Javier San Basilio, Regional Manager Europe and London of Mapfre and President of the Spanish Chamber of Commerce, provided a dual point of view, from his position in the insurance business market, which says `it is not being much affected, however it is a market that also needs certainty´, and for the Spanish Chamber of Commerce, `it is a challenge´, added Javier, which `UK is for the Chamber one of the main trade partners, free movement of people thinks would be affected in terms to bring people to work to UK´. Gioele de Carmanlinghi, UK Area Director at Melia Hotels International, underlined also free movement of people as a key issue for the service sector `now for the tourist sector is not experiencing a relevant impact, because London received 16 Million visitors last year and these visitors are behaving in a way to keep booking in advance´ however; Gioele says that `the sector sees some impact ahead on increase of a full price food that the UK import comes from the European Communities (71%) but the main concern is regarding the competence on the free movement of people because there is a gap in competence that will take the sector 10 years to fill in; the sector needs a back up from UK Government´.
In terms of Culture and Education, Julio Crespo Maclennan, Director of the Spanish Instituto Cervantes in London, believes that `the duty of culture is to support politics; separating UK from Europe strictly in cultural terms will be as difficult as to separate Trafalgar Square from London´ Spanish is becoming one of the most popular foreign language in London, although Brexit is being very challenging; for example with regards to students exchange programmes; it is relevant, states Julio, that `some Spanish Universities are planning ahead some students exchange programmes with UK Universities before Brexit´. Also, Javier de la Cendra, dean of IE Law School, highlights that Education ‘is a key issue, which the UK stands to lose the worthiest scenario because UK is a leading country in education sector that has the most important universities in the world and also stands to lose researchers because uncertainty on free movement of people´.
Alderman Peter Estlin, Sheriff of the City of London, also thinks that to keep attracting talent to the City of London means; `to keep talking with businesses and with the government; therefore, we need pragmatism in politics to be open to talent´; Peter encourages to look beyond Brexit and to see the mutual benefits of free movement of talent´ also, he says `I look through and Barcelona is a very high tech city and it is really showing how to collaborate between business and education, it is a role model city´.
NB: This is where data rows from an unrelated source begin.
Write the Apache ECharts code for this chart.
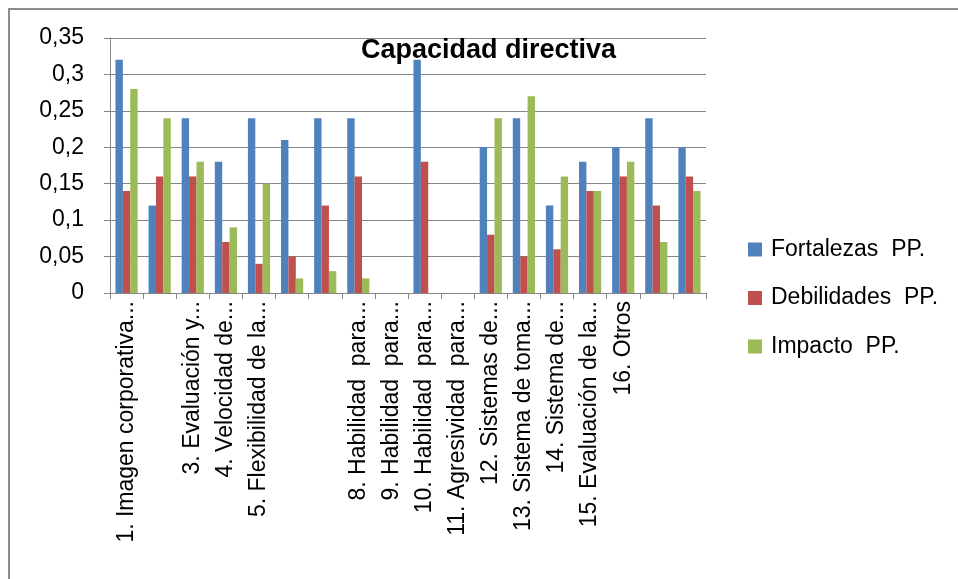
<!DOCTYPE html>
<html>
<head>
<meta charset="utf-8">
<script src="https://cdn.jsdelivr.net/npm/echarts@6/dist/echarts.min.js"></script>
<style>
  html, body { margin: 0; padding: 0; background: #ffffff; }
  #chart { width: 958px; height: 579px; }
</style>
</head>
<body>
<div id="chart"></div>
<script>
// Category labels (some positions carry no label)
const categories = [
  '1. Imagen corporativa...',
  '',
  '3. Evaluación y...',
  '4. Velocidad de...',
  '5. Flexibilidad de la...',
  '',
  '',
  '8. Habilidad  para...',
  '9. Habilidad  para...',
  '10. Habilidad  para...',
  '11. Agresividad  para...',
  '12. Sistemas de...',
  '13. Sistema de toma...',
  '14. Sistema de...',
  '15. Evaluación de la...',
  '16. Otros',
  '',
  ''
];

const fortalezas  = [0.32, 0.12, 0.24, 0.18, 0.24, 0.21, 0.24, 0.24, null, 0.32, null, 0.20, 0.24, 0.12, 0.18, 0.20, 0.24, 0.20];
const debilidades = [0.14, 0.16, 0.16, 0.07, 0.04, 0.05, 0.12, 0.16, null, 0.18, null, 0.08, 0.05, 0.06, 0.14, 0.16, 0.12, 0.16];
const impacto     = [0.28, 0.24, 0.18, 0.09, 0.15, 0.02, 0.03, 0.02, null, null, null, 0.24, 0.27, 0.16, 0.14, 0.18, 0.07, 0.14];

const seriesNames = ['Fortalezas  PP.', 'Debilidades  PP.', 'Impacto  PP.'];
const yTicks = { min: 0, max: 0.35, step: 0.05 };

const FONT = '"Liberation Sans", Arial, sans-serif';
const GRID_GREY = '#868686';

const chart = echarts.init(document.getElementById('chart'), null, { renderer: 'canvas' });

chart.setOption({
  animation: false,
  backgroundColor: '#ffffff',
  color: ['#4F81BD', '#C0504D', '#9BBB59'],
  title: {
    text: 'Capacidad directiva',
    left: 361,
    top: 37,
    padding: 0,
    textStyle: { fontFamily: FONT, fontSize: 27, fontWeight: 'bold', color: '#000000' }
  },
  legend: {
    orient: 'vertical',
    left: 748,
    top: 238,
    itemWidth: 14,
    itemHeight: 14,
    itemGap: 25.5,
    icon: 'rect',
    padding: 0,
    textStyle: { fontFamily: FONT, fontSize: 23, color: '#000000', lineHeight: 22, padding: [0, 0, 0, 4] },
    data: seriesNames
  },
  grid: { left: 110, top: 38, right: 252, bottom: 286, containLabel: false },
  xAxis: {
    type: 'category',
    data: categories,
    boundaryGap: true,
    axisLine: { show: true, lineStyle: { color: GRID_GREY, width: 1 } },
    axisTick: { show: true, alignWithLabel: false, interval: 0, length: 6, lineStyle: { color: GRID_GREY } },
    axisLabel: {
      interval: 0,
      rotate: 90,
      margin: 8,
      fontFamily: FONT,
      fontSize: 23,
      color: '#000000',
      padding: [7, 0, 0, 0]
    },
    splitLine: { show: false }
  },
  yAxis: {
    type: 'value',
    min: yTicks.min,
    max: yTicks.max,
    interval: yTicks.step,
    axisLine: { show: true, lineStyle: { color: GRID_GREY, width: 1 } },
    axisTick: { show: true, length: 6, lineStyle: { color: GRID_GREY } },
    axisLabel: {
      margin: 26,
      fontFamily: FONT,
      fontSize: 23,
      color: '#000000',
      formatter: v => String(+v.toFixed(2)).replace('.', ',')
    },
    splitLine: { show: true, lineStyle: { color: GRID_GREY, width: 1 } }
  },
  series: [
    { name: seriesNames[0], type: 'bar', data: fortalezas,  barGap: '0%', barCategoryGap: '33%' },
    { name: seriesNames[1], type: 'bar', data: debilidades, barGap: '0%', barCategoryGap: '33%' },
    { name: seriesNames[2], type: 'bar', data: impacto,     barGap: '0%', barCategoryGap: '33%' }
  ],
  graphic: [
    {
      type: 'rect',
      silent: true,
      shape: { x: 9, y: 9, width: 1000, height: 640 },
      style: { fill: 'none', stroke: '#8c8c8c', lineWidth: 2 }
    }
  ]
});
</script>
</body>
</html>
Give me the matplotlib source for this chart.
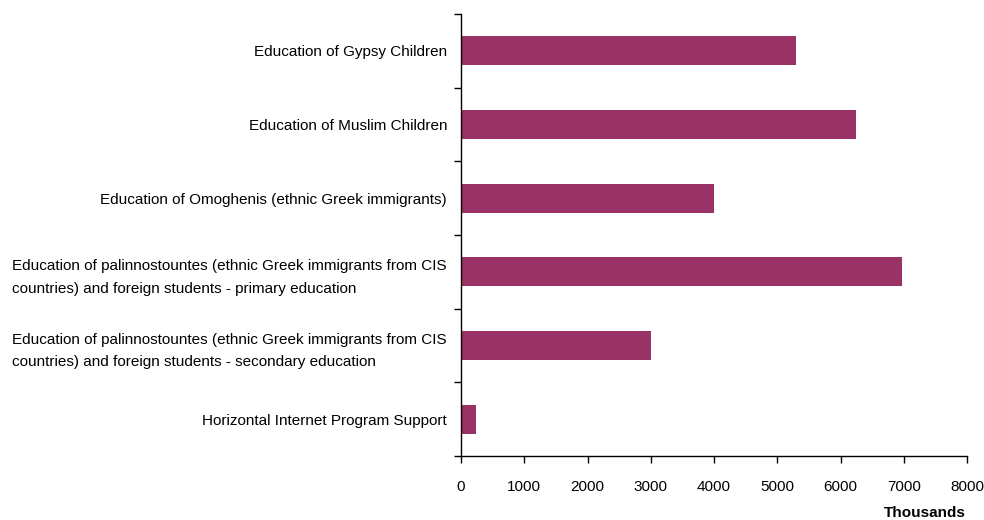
import numpy as np
import matplotlib.pyplot as plt
from matplotlib.ticker import FixedLocator

# Programme names (top to bottom) and amounts in thousands
programs = [
    'Education of Gypsy Children',
    'Education of Muslim Children',
    'Education of Omoghenis (ethnic Greek immigrants)',
    'Education of palinnostountes (ethnic Greek immigrants from CIS\ncountries) and foreign students - primary education',
    'Education of palinnostountes (ethnic Greek immigrants from CIS\ncountries) and foreign students - secondary education',
    'Horizontal Internet Program Support',
]
amounts = [5290, 6240, 4000, 6980, 3000, 232]
x_ticks = [0, 1000, 2000, 3000, 4000, 5000, 6000, 7000, 8000]

plt.rcParams['font.family'] = ['Liberation Sans Narrow', 'Liberation Sans', 'DejaVu Sans']

fig = plt.figure(figsize=(9.84, 5.2), dpi=100)
ax = fig.add_axes([461 / 984, 1 - 456 / 520, 506 / 984, 442 / 520])

y = np.arange(len(programs))[::-1]
ax.barh(y, amounts, height=0.39, color='#993366')

ax.set_xlim(0, 8000)
ax.set_ylim(-0.5, len(programs) - 0.5)
ax.set_xticks(x_ticks)
ax.set_xticklabels([str(t) for t in x_ticks], fontsize=11)
ax.set_yticks(y)
ax.set_yticklabels(programs, fontsize=11, linespacing=1.75)
ax.yaxis.set_minor_locator(FixedLocator(np.arange(-0.5, len(programs), 1.0)))

ax.tick_params(axis='y', which='major', length=0, pad=10)
ax.tick_params(axis='y', which='minor', length=5, width=1, direction='out')
ax.tick_params(axis='x', length=5, width=1, direction='out', pad=12)
for lbl in ax.get_yticklabels():
    lbl.set_horizontalalignment('right')
    lbl.set_multialignment('left')

for s in ['top', 'right']:
    ax.spines[s].set_visible(False)
for s in ['left', 'bottom']:
    ax.spines[s].set_linewidth(1)

fig.text(925 / 984, 1 - 513 / 520, 'Thousands', ha='center', va='center',
         fontsize=11, fontweight='bold')

plt.savefig('out.png', dpi=100)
Sarah Lucy Cooper, Barrister and Specialist in International Family Law, says `Brexit is not a bonanza for the lawyers because lawyers needs to provide certainty to those spanish-british families; but she states that also to lead as an example of excellence; `Spanish Lawyers who are qualified in England; they are very well known respected, specially Spanish female lawyers, as well as judges who deal with very complicated cases´.
Leon Fernando Del Canto as a Barrister in England and Lawyer in Spain also emphasizes that despite Brexit, businesses in Spain and UK have been doing the homework along these years. Spain was a late member of the European Union (1986); notwithstanding business with UK was already good at that time despite of the existing barriers and tax customs; now it is much easier´. He also highlights `the importance of keeping pursuing in the bilateral relationship between both countries, which is fundamental; in terms of what Spain means for UK businesses for a Latin American expansion and what UK, and specially London as a place of operations, means for Spain, in terms of access to the emerging communities, Asia and the Middle East.
About the question on what are the best possible outcomes in two years time, the roundtable participants have a diverse opinion; as Javier San Basilio pointed out, South East England is the part of the country that has received more immigration from the European Union, and it is also the part of the country that has progressed more. Therefore, using immigration as a thread it is completely wrong; he prefers the rest of the country to be more like the South East´, Javier de la Cendra says `he prefers Europe to rethink the project or to explain better the project to come out stronger together´. León Fernando del Canto closed that meeting bu saying that `he would like to see in two years time a stronger Europe looking more outside its walls; to the Atlantic side (specially Latin America) Asia and the Mediterranean, as well as UK looking through those sides´.
Lord Mayor concluded the debate by saying that pragmatism, mutualism and certainty is what the City of London needs on Brexit negotiations.